05 December 2010

sometimes the muse must die

maybe someday i can stop freaking out over ridiculous things. maybe someday i can be confident and secure in myself. maybe someday i'll stop doubting the loyalty of my friends. maybe someday i'll just be happy.

i'm getting closer. i'm at least acknowledging my absurdity while i'm in it; i knew i was jumping to inaccurate conclusions and that my fears were unrealistic. i just couldn't stop them, and therefore, i couldn't stop my actions or feelings either.

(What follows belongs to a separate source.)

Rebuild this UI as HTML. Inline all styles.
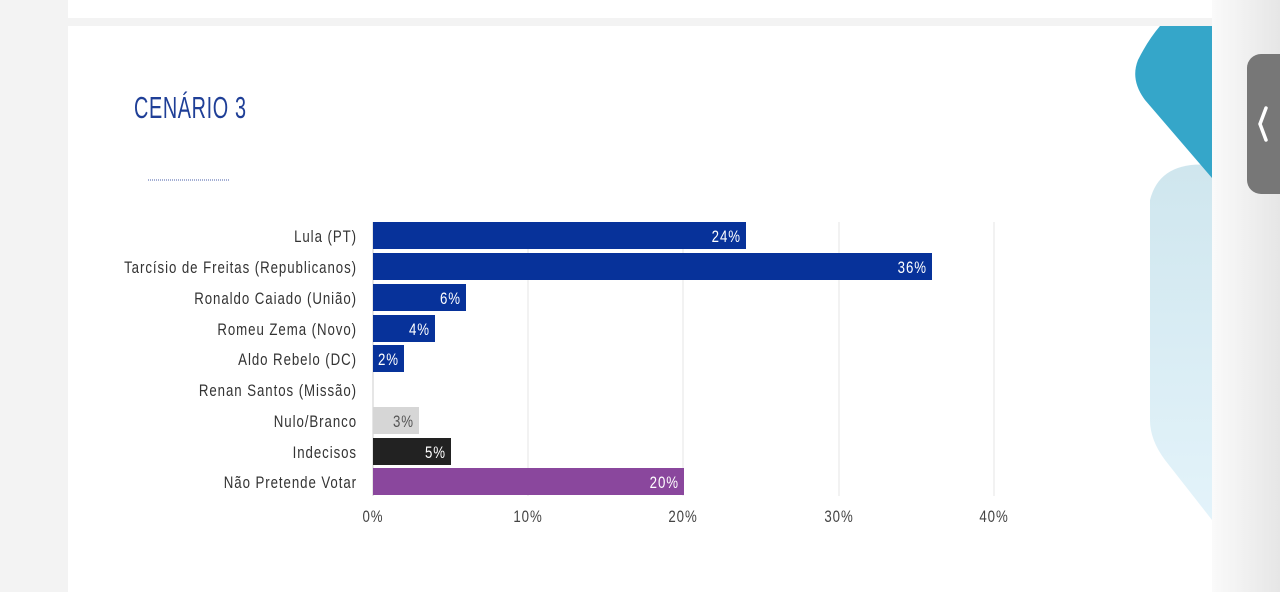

thankfully this time the target was a dear, marvelous and understanding friend. he just brushed off the awkwardness i tried to create and just said, "let's talk about it." we had a really nice chat after church. he was so kind and assured me that he enjoys our friendship "very much". he asked if it would help if he promised to tell me if he ever decided to stop being my friend. he promised he'd just tell me outright, and unless he did, i am to always remember and believe that we are friends. i've had guys promise that before, they promised they'd tell me before they went away...but they broke the promise...the difference in this case, though, is that it was his idea. i didn't beg him to promise, he just did. yeah, i think this is a good friendship that will last. he's like The Artist 2.0 or something; they both just laugh off my insecurity and reassure me that i'm fantastic and that my friendship is important to them. i adore them both and am so thankful for their friendship.

the one slight disappointment is that i don't think he's going to be my muse anymore. he is, however, a conduit to my future muse. he's making me a "mixed tape" of his opinion of the best lyricists. last week he had me listen to some of his favorites and told me to use them as my muse instead of him. i love it!